Market cap, short for market capitalisation, is the total value of all tokens currently in circulation for a given asset. The formula is: multiply the current price of one token by the number of tokens circulating in the market. If a token trades at $1.00 and there are 100 million tokens in circulation, the market cap is $100 million.
This single number does something that price alone cannot. It gives you a sense of a project's total size relative to others. A token might look expensive at AUD $2,000 per coin, or cheap at $0.001, but neither price tells you anything meaningful without knowing how many tokens exist.
Market cap is the standard way the crypto industry compares projects. It is used to rank assets, group them by size, and measure the flow of money in and out of a sector over time.
A token priced at $0.01 might look cheap. A token priced at $100,000 may seem expensive. But those impressions are based on the price of a single token, which is arbitrary. What matters is how many tokens exist.
This is called unit bias. The tendency to treat a low price as a signal of value or growth potential. It leads people to assume a token "has more room to grow" simply because its price per coin is small. That logic does not hold up.
Consider two tokens. Token A is priced at $ 0.01 but has 100 billion tokens in circulation, giving it a market cap of $1 billion. Token B is priced at $1,000 but has only 100,000 tokens in circulation, giving it a market cap of $100 million. Token A is the larger asset by every meaningful measure, even though it looks far cheaper per coin.
For Token A to double its market cap to $2 billion, the same amount of new money needs to flow in as it would for Token B to grow from $100 million to $200 million. The price of a single token has nothing to do with how easy or hard that is.

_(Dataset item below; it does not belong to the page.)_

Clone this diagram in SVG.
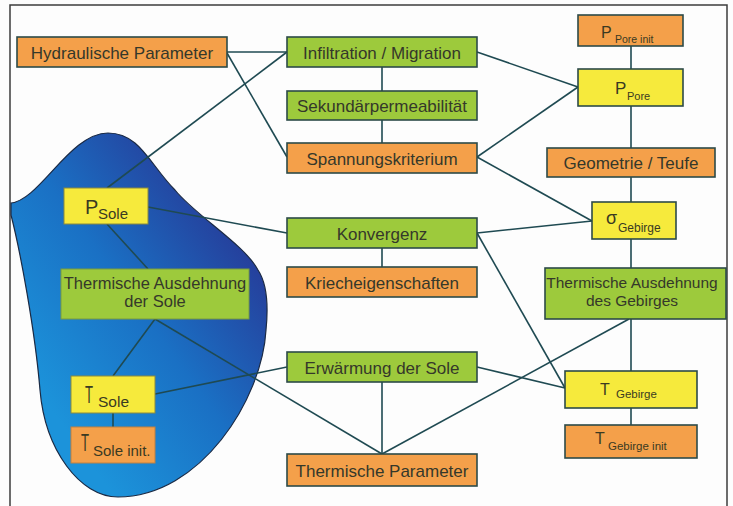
<svg xmlns="http://www.w3.org/2000/svg" width="733" height="506" viewBox="0 0 733 506">
<defs>
<linearGradient id="blobGrad" gradientUnits="userSpaceOnUse" x1="30" y1="380" x2="265" y2="210">
<stop offset="0" stop-color="#1c93da"/>
<stop offset="0.45" stop-color="#1a70c4"/>
<stop offset="1" stop-color="#29308f"/>
</linearGradient>
<style>
.frame{fill:none;stroke:#3c3c3c;stroke-width:1.5}
.blob{fill:url(#blobGrad);stroke:#1b2a44;stroke-width:1.2}
.c{stroke:#1f4a52;stroke-width:1.6;fill:none}
.or{fill:#f4a04a;stroke:#2c4a48;stroke-width:1.6}
.gr{fill:#9dca3c;stroke:#2c4a48;stroke-width:1.6}
.ye{fill:#f6ea3c;stroke:#8a8a40;stroke-width:1}
.ye2{fill:#f6ea3c;stroke:#2c4a48;stroke-width:1.6}
.t{font-family:"Liberation Sans",Arial,sans-serif;font-size:17px;fill:#35382a;text-anchor:middle}
.s{font-family:"Liberation Sans",Arial,sans-serif;fill:#3a3a22}
</style>
</defs>
<rect x="0" y="0" width="733" height="506" fill="#fdfdfd"/>
<path class="frame" d="M10,512 V5 H727 V512"/>
<path class="blob" d="M11,203 C40,200 70,133 108,133 C140,133 150,165 175,190 C195,215 245,245 258,270 C268,285 268,310 266,330 C262,400 200,497 118,497 C80,497 45,450 40,390 C35,330 20,250 11,215 Z"/>
<g id="connectors">
<line class="c" x1="227" y1="52" x2="287" y2="52"/>
<line class="c" x1="227" y1="53" x2="287" y2="157"/>
<line class="c" x1="107" y1="188" x2="287" y2="52"/>
<line class="c" x1="382" y1="67" x2="382" y2="91"/>
<line class="c" x1="382" y1="120" x2="382" y2="143"/>
<line class="c" x1="477" y1="52" x2="578" y2="87"/>
<line class="c" x1="477" y1="157" x2="578" y2="87"/>
<line class="c" x1="477" y1="157" x2="592" y2="221"/>
<line class="c" x1="631" y1="46" x2="631" y2="69"/>
<line class="c" x1="631" y1="106" x2="631" y2="148"/>
<line class="c" x1="631" y1="177" x2="631" y2="202"/>
<line class="c" x1="477" y1="233" x2="592" y2="221"/>
<line class="c" x1="477" y1="233" x2="565" y2="388"/>
<line class="c" x1="382" y1="248" x2="382" y2="267"/>
<line class="c" x1="631" y1="239" x2="631" y2="268"/>
<line class="c" x1="631" y1="319" x2="631" y2="371"/>
<line class="c" x1="631" y1="408" x2="631" y2="425"/>
<line class="c" x1="477" y1="367" x2="565" y2="388"/>
<line class="c" x1="629" y1="319" x2="382" y2="454"/>
<line class="c" x1="382" y1="382" x2="382" y2="454"/>
<line class="c" x1="155" y1="319" x2="382" y2="454"/>
<line class="c" x1="155" y1="394" x2="287" y2="367"/>
<line class="c" x1="155" y1="319" x2="113" y2="376"/>
<line class="c" x1="113" y1="413" x2="113" y2="427"/>
<line class="c" x1="107" y1="224" x2="148" y2="269"/>
<line class="c" x1="148" y1="207" x2="287" y2="233"/>
</g>
<g id="n-hydraulische"><rect class="or" x="17" y="37" width="210" height="30"/><text class="t" x="122" y="59">Hydraulische Parameter</text></g>
<g id="n-infiltration"><rect class="gr" x="287" y="37" width="190" height="30"/><text class="t" x="382" y="59">Infiltration / Migration</text></g>
<g id="n-sekundaer"><rect class="gr" x="287" y="91" width="190" height="29"/><text class="t" x="382" y="112">Sekundärpermeabilität</text></g>
<g id="n-spannung"><rect class="or" x="287" y="143" width="190" height="30"/><text class="t" x="382" y="165">Spannungskriterium</text></g>
<g id="n-konvergenz"><rect class="gr" x="287" y="218" width="190" height="30"/><text class="t" x="382" y="240">Konvergenz</text></g>
<g id="n-kriech"><rect class="or" x="287" y="267" width="190" height="30"/><text class="t" x="382" y="289">Kriecheigenschaften</text></g>
<g id="n-erwaermung"><rect class="gr" x="287" y="352" width="190" height="30"/><text class="t" x="382" y="374">Erwärmung der Sole</text></g>
<g id="n-thermparam"><rect class="or" x="287" y="454" width="190" height="32"/><text class="t" x="382" y="477">Thermische Parameter</text></g>
<g id="n-pporeinit"><rect class="or" x="578" y="15" width="105" height="31"/><text class="s"><tspan x="601" y="38" font-size="16">P</tspan><tspan x="615" y="43" font-size="10.5">Pore init</tspan></text></g>
<g id="n-ppore"><rect class="ye2" x="578" y="69" width="105" height="37"/><text class="s"><tspan x="615" y="94" font-size="17">P</tspan><tspan x="627" y="100" font-size="11">Pore</tspan></text></g>
<g id="n-geometrie"><rect class="or" x="547" y="148" width="168" height="29"/><text class="t" x="631" y="169">Geometrie / Teufe</text></g>
<g id="n-sigma"><rect class="ye2" x="592" y="202" width="84" height="37"/><text class="s"><tspan x="606" y="224" font-size="18">σ</tspan><tspan x="618" y="232" font-size="12">Gebirge</tspan></text></g>
<g id="n-thermgeb"><rect class="gr" x="545" y="268" width="181" height="51"/><text class="t" style="font-size:15.5px"><tspan x="632" y="288">Thermische Ausdehnung</tspan><tspan x="632" y="306">des Gebirges</tspan></text></g>
<g id="n-tgebirge"><rect class="ye2" x="565" y="371" width="132" height="37"/><text class="s"><tspan x="600" y="394.5" font-size="16">T</tspan><tspan x="616" y="398" font-size="11.5">Gebirge</tspan></text></g>
<g id="n-tgebirgeinit"><rect class="or" x="565" y="425" width="132" height="33"/><text class="s"><tspan x="595" y="443.5" font-size="16">T</tspan><tspan x="608" y="450" font-size="11.5">Gebirge init</tspan></text></g>
<g id="n-psole"><rect class="ye" x="64" y="188" width="84" height="36"/><text class="s"><tspan x="85" y="214" font-size="20">P</tspan><tspan x="98" y="219" font-size="15">Sole</tspan></text></g>
<g id="n-thermsole"><rect class="gr" x="61" y="269" width="188" height="50" style="stroke:#7a9a40;stroke-width:1"/><text class="t" style="font-size:16.5px"><tspan x="155" y="289">Thermische Ausdehnung</tspan><tspan x="155" y="307">der Sole</tspan></text></g>
<g id="n-tsole"><rect class="ye" x="71" y="376" width="84" height="37"/><text class="s"><tspan x="85" y="403" font-size="24" textLength="8" lengthAdjust="spacingAndGlyphs">T</tspan><tspan x="98" y="407" font-size="15.5">Sole</tspan></text></g>
<g id="n-tsoleinit"><rect class="or" x="71" y="427" width="84" height="36" style="stroke:#c08040;stroke-width:1"/><text class="s"><tspan x="81" y="451" font-size="23" textLength="8" lengthAdjust="spacingAndGlyphs">T</tspan><tspan x="93" y="456" font-size="15">Sole init.</tspan></text></g>
</svg>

The crypto industry broadly groups assets into tiers: large cap, mid cap, and small cap. These are not fixed rules with hard dollar cutoffs. They are general labels that reflect how established and how large a project is relative to the rest of the market.
To put that in perspective, Bitcoin sits at the top of the large-cap tier. It has the highest market cap of any crypto asset, deep liquidity, and a long track record. A token like Pepe, on the other hand, trades at a fraction of a cent per coin. At first glance, it looks tiny. But because trillions of PEPE tokens are in circulation, its market cap still makes it a large-cap token, placing it well above many tokens with a much higher unit price.
That comparison makes the point clearly. Bitcoin costs far more per coin, but the relevant question is never the price of one token. It is the asset's total size. Large-cap assets tend to be more liquid and less volatile. Smaller-cap assets can move faster in both directions and carry more risk. Knowing roughly where an asset sits in the market helps frame what you are actually looking at.
Market cap is useful, but not the whole picture. It does not account for tokens that are locked, vested, or not yet released into circulation. Some projects report a fully diluted valuation (FDV), which calculates market cap based on the total possible token supply rather than the circulating supply (the current supply). If a project has a low market cap but a much higher FDV, a large number of tokens are still to enter the market, which can affect the price over time.
Market cap gives you a more grounded way to compare crypto assets than price alone. It shows how large a project actually is, which tier it sits in, and how much capital would be needed to move it meaningfully. A token priced at fractions of a cent is not automatically a bargain, and a token priced at tens of thousands of dollars is not automatically out of reach.
When looking at any asset, start with market cap, not price per token. That one shift in focus is usually enough to cut through the most common misconceptions about size and value in crypto.